While most investors predict the Tel Aviv Banking Index will continue to rise on stable earnings and attractive valuations, technical analysts say its trajectory shows a bearish “head-and-shoulders” formation. Investors should be on alert, even as the price pattern has yet to send a definitive sell signal, according to Andy Dodd, a London-based technical analyst and sales trader with Louis Capital Markets UK LLP.
“While the upward trend remains intact, it’s starting to look quite stretched,” Dodd said by e-mail on Thursday. “We would need the index to fall around 2 percent to complete the head-and-shoulders pattern. Should that happen, then you would expect the market to continue going lower.”

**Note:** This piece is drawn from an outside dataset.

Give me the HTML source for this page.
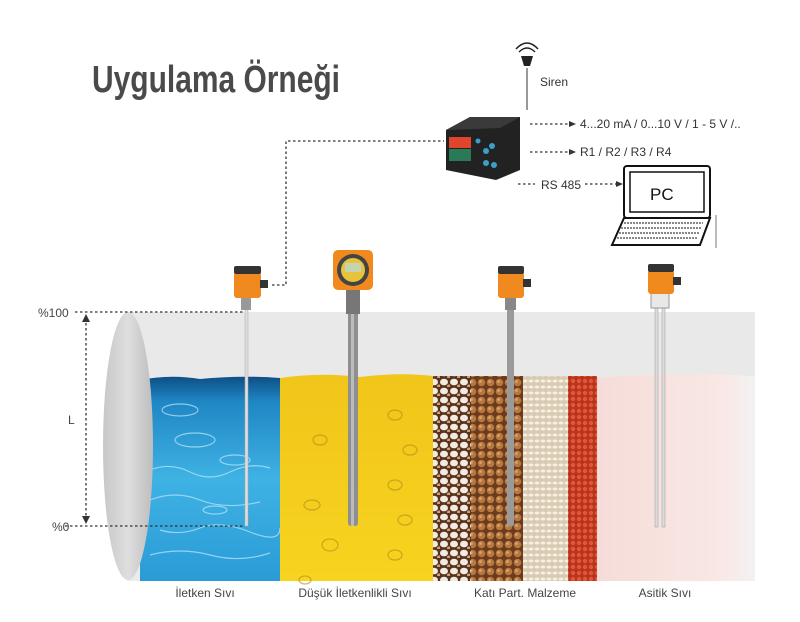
<!DOCTYPE html>
<html><head><meta charset="utf-8"><style>
body{margin:0;background:#fff}
svg{display:block}
text{font-family:"Liberation Sans",sans-serif}
</style></head><body>
<svg width="800" height="622" viewBox="0 0 800 622" xmlns="http://www.w3.org/2000/svg">
<defs>
<linearGradient id="wat" x1="0" y1="0" x2="0" y2="1"><stop offset="0" stop-color="#0e4f86"/><stop offset="0.12" stop-color="#1f86c4"/><stop offset="0.5" stop-color="#3fb2e4"/><stop offset="1" stop-color="#2a9bd6"/></linearGradient>
<linearGradient id="yel" x1="0" y1="0" x2="0" y2="1"><stop offset="0" stop-color="#f1c51a"/><stop offset="1" stop-color="#f7d41f"/></linearGradient>
<linearGradient id="cap" x1="0" y1="0" x2="1" y2="0"><stop offset="0" stop-color="#c8c8c8"/><stop offset="0.5" stop-color="#dedede"/><stop offset="1" stop-color="#bdbdbd"/></linearGradient>
<linearGradient id="rgt" x1="0" y1="0" x2="1" y2="0"><stop offset="0" stop-color="#f6dcd8"/><stop offset="0.8" stop-color="#f9e8e5"/><stop offset="1" stop-color="#f2f2f2"/></linearGradient>
<pattern id="beans" width="10" height="9" patternUnits="userSpaceOnUse"><rect width="10" height="9" fill="#5a3220"/><ellipse cx="4" cy="4" rx="4" ry="3.3" fill="#f1ebe0"/><ellipse cx="9" cy="8" rx="2" ry="1.5" fill="#c9a77a"/></pattern>
<pattern id="chick" width="9" height="9" patternUnits="userSpaceOnUse"><rect width="9" height="9" fill="#6b3a1f"/><circle cx="4.5" cy="4.5" r="3.8" fill="#b7783d"/><circle cx="3.5" cy="3.5" r="1.4" fill="#d7a468"/></pattern>
<pattern id="rice" width="6" height="6" patternUnits="userSpaceOnUse"><rect width="6" height="6" fill="#d9cbb2"/><ellipse cx="3" cy="3" rx="2.5" ry="1.5" fill="#f6f0e4"/></pattern>
<pattern id="lent" width="6" height="6" patternUnits="userSpaceOnUse"><rect width="6" height="6" fill="#b8341c"/><circle cx="3" cy="3" r="2.2" fill="#e2573a"/></pattern>
</defs>

<text x="92" y="92" font-family="Liberation Sans Narrow,Liberation Sans,sans-serif" font-weight="bold" font-size="38" fill="#4a4a4a" textLength="248" lengthAdjust="spacingAndGlyphs">Uygulama Örneği</text>

<rect x="127" y="312" width="628" height="269" fill="#ebebeb"/>
<rect x="127" y="312" width="628" height="65" fill="#e9e9e9"/>
<path d="M140 380 Q170 374 200 379 Q240 375 280 378 L280 581 L140 581Z" fill="url(#wat)"/>
<g stroke="#bfe8fb" stroke-width="1.2" fill="none" opacity="0.7">
<ellipse cx="180" cy="410" rx="18" ry="6"/><ellipse cx="195" cy="440" rx="20" ry="7"/><path d="M150 470 q20 -8 40 2 t40 0 t40 -4"/><path d="M150 500 q25 -10 50 0 t60 2"/><path d="M160 530 q20 6 40 -2 t50 4 t30 -4"/><path d="M150 555 q30 -8 60 0 t60 -2"/><ellipse cx="235" cy="460" rx="15" ry="5"/><ellipse cx="215" cy="510" rx="12" ry="4"/>
</g>
<path d="M280 378 Q320 372 360 377 Q400 372 433 376 L433 581 L280 581Z" fill="url(#yel)"/>
<g stroke="#b28c1a" stroke-width="1.3" fill="none" opacity="0.6">
<ellipse cx="320" cy="440" rx="7" ry="5"/><ellipse cx="395" cy="415" rx="7" ry="5"/><ellipse cx="410" cy="450" rx="7" ry="5"/><ellipse cx="312" cy="505" rx="8" ry="5"/><ellipse cx="395" cy="485" rx="7" ry="5"/><ellipse cx="330" cy="545" rx="8" ry="6"/><ellipse cx="405" cy="520" rx="7" ry="5"/><ellipse cx="305" cy="580" rx="6" ry="4"/><ellipse cx="395" cy="555" rx="7" ry="5"/>
</g>
<rect x="433" y="376" width="38" height="205" fill="url(#beans)"/>
<rect x="471" y="376" width="52" height="205" fill="url(#chick)"/>
<rect x="523" y="376" width="45" height="205" fill="url(#rice)"/>
<rect x="568" y="376" width="29" height="205" fill="url(#lent)"/>
<path d="M597 378 Q660 372 755 376 L755 581 L597 581Z" fill="url(#rgt)"/>
<ellipse cx="128" cy="446" rx="25" ry="134" fill="url(#cap)"/>

<g stroke="#333" stroke-width="1.3" stroke-dasharray="2.5,2.5" fill="none">
<line x1="75" y1="312" x2="248" y2="312"/>
<line x1="65" y1="526" x2="245" y2="526"/>
<line x1="86" y1="318" x2="86" y2="520"/>
<path d="M272 285 L286 285 L286 141 L444 141"/>
<line x1="530" y1="124" x2="570" y2="124"/>
<line x1="530" y1="152" x2="570" y2="152"/>
<line x1="518" y1="184" x2="535" y2="184"/>
<line x1="585" y1="184" x2="618" y2="184"/>
</g>
<path d="M82 322 L86 314 L90 322Z M82 516 L86 524 L90 516Z" fill="#333"/>
<path d="M569 121 L576 124 L569 127Z M569 149 L576 152 L569 155Z M616 181 L623 184 L616 187Z" fill="#333"/>
<text x="38" y="317" font-size="12" fill="#444">%100</text>
<text x="52" y="531" font-size="12" fill="#444">%0</text>
<text x="68" y="424" font-size="12" fill="#444">L</text>

<rect x="245" y="290" width="3" height="236" fill="#ddd" stroke="#aaa" stroke-width="0.5"/>
<rect x="241" y="296" width="10" height="14" fill="#999"/>
<rect x="234" y="272" width="27" height="26" rx="3" fill="#f08a1e"/>
<rect x="234" y="266" width="27" height="8" rx="2" fill="#333"/>
<rect x="260" y="280" width="8" height="8" fill="#333"/>

<rect x="348" y="300" width="10" height="226" rx="3" fill="#8f8f8f"/>
<rect x="351" y="300" width="3" height="226" fill="#bbb"/>
<rect x="346" y="288" width="14" height="26" fill="#777"/>
<rect x="333" y="250" width="40" height="40" rx="5" fill="#f08a1e"/>
<circle cx="353" cy="270" r="16" fill="#444"/><circle cx="353" cy="270" r="12" fill="#e6c23d"/><rect x="345" y="263" width="16" height="9" fill="#c5d4b0"/>

<rect x="507" y="300" width="7" height="226" rx="2" fill="#9a9a9a"/>
<rect x="505" y="294" width="11" height="16" fill="#888"/>
<rect x="498" y="272" width="26" height="26" rx="3" fill="#f08a1e"/>
<rect x="498" y="266" width="26" height="8" rx="2" fill="#333"/>
<rect x="523" y="279" width="8" height="8" fill="#333"/>

<rect x="655" y="305" width="3" height="222" fill="#ddd" stroke="#999" stroke-width="0.5"/>
<rect x="662" y="305" width="3" height="222" fill="#ddd" stroke="#999" stroke-width="0.5"/>
<rect x="651" y="290" width="18" height="18" fill="#e8e8e8" stroke="#999"/>
<rect x="648" y="270" width="26" height="24" rx="3" fill="#f08a1e"/>
<rect x="648" y="264" width="26" height="8" rx="2" fill="#333"/>
<rect x="673" y="277" width="8" height="8" fill="#333"/>

<path d="M446 130 L470 117 L520 117 L520 170 L496 180 L446 170Z" fill="#222"/>
<path d="M470 117 L520 117 L500 128 L446 130Z" fill="#3a3a3a"/>
<rect x="449" y="137" width="22" height="11" fill="#e0452b"/>
<rect x="449" y="149" width="22" height="12" fill="#2a7a5a"/>
<g fill="#3aa0c8"><circle cx="478" cy="141" r="2.5"/><circle cx="486" cy="151" r="3"/><circle cx="492" cy="146" r="3"/><circle cx="486" cy="163" r="3"/><circle cx="494" cy="165" r="3"/></g>
<line x1="527" y1="68" x2="527" y2="110" stroke="#333"/>
<path d="M521 56 L533 56 L530 66 L524 66Z" fill="#222"/>
<path d="M519 52 q8 -8 16 0 M516 49 q11 -12 22 0" stroke="#222" stroke-width="1.5" fill="none"/>
<text x="540" y="86" font-size="12" fill="#333">Siren</text>
<text x="580" y="128" font-size="12" fill="#333">4...20 mA / 0...10 V / 1 - 5 V /..</text>
<text x="580" y="156" font-size="12" fill="#333">R1 / R2 / R3 / R4</text>
<text x="541" y="189" font-size="12" fill="#333">RS 485</text>
<rect x="624" y="166" width="86" height="52" rx="3" fill="#fff" stroke="#111" stroke-width="2"/>
<rect x="630" y="172" width="74" height="40" fill="#fff" stroke="#111" stroke-width="1.5"/>
<text x="650" y="200" font-size="17" fill="#111">PC</text>
<path d="M624 218 L710 218 L700 245 L612 245Z" fill="#fff" stroke="#111" stroke-width="2"/>
<g stroke="#111" stroke-width="1" stroke-dasharray="2,1"><line x1="624" y1="223" x2="703" y2="223"/><line x1="621" y1="228" x2="701" y2="228"/><line x1="619" y1="233" x2="699" y2="233"/><line x1="617" y1="238" x2="697" y2="238"/></g>
<line x1="716" y1="215" x2="716" y2="248" stroke="#777"/>

<g font-size="12" fill="#444" text-anchor="middle">
<text x="205" y="597">İletken Sıvı</text>
<text x="355" y="597">Düşük İletkenlikli Sıvı</text>
<text x="525" y="597">Katı Part. Malzeme</text>
<text x="665" y="597">Asitik Sıvı</text>
</g>
</svg>
</body></html>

Sentiment may turn against banks with the appointment of Kulanu party politician Moshe Kahlon as finance minister. The leader of the second-biggest faction in Benjamin Netanyahu’s ruling coalition has vowed to change banking-industry rules to foster competition and reduce costs for consumers.
The gauge of lenders has gained 8.2 percent this year as of 10:28 a.m. in Tel Aviv, compared with a 5.2 percent advance for the MSCI All-Country Financials Index.
The five-member gauge, which includes Bank Hapoalim Ltd. and Bank Leumi Le-Israel Ltd., must close below 1,322.4 to confirm the head-and-shoulders pattern, according to Mark Cudmore, a London-based Bloomberg strategist. Once that level is breached, the index could fall to the next support level, about 1,255, he said by e-mail on May 12.
A bearish head-and-shoulders pattern occurs when a price forms three consecutive peaks, the middle being the tallest. The price must cross below a line connecting the base of the three peaks, called the neckline, to signal further weakness.
For now, investors including IBI Mutual Funds, which manages about $3.9 billion, and Excellence Nessuah Provident Funds Ltd., which oversees about $5.8 billion, remain bullish on bank stocks.
“Prices are very OK at these levels,” Idan Azoulay, chief investment manager at Tel Aviv-based Epsilon Investment House Ltd., who manages about $2.4 billion, said by phone on May 12. He increased his stakes in banks last month. “Even if Kahlon will implement reforms, this will just make the banks more efficient and that is good for the shares.”
Still, the appointment of the new finance minister, who was sworn in last week, has some investors nervous. Eldad Tamir chief executive officer of Tel Aviv-based Tamir Fishman Group, a financial services company with $5 billion in assets under management, said his firm is reducing exposure to banks “significantly” because of regulatory uncertainty.
“Since we saw the results of the elections, we realized we have to lower exposure to banks,” he said by phone on May 14.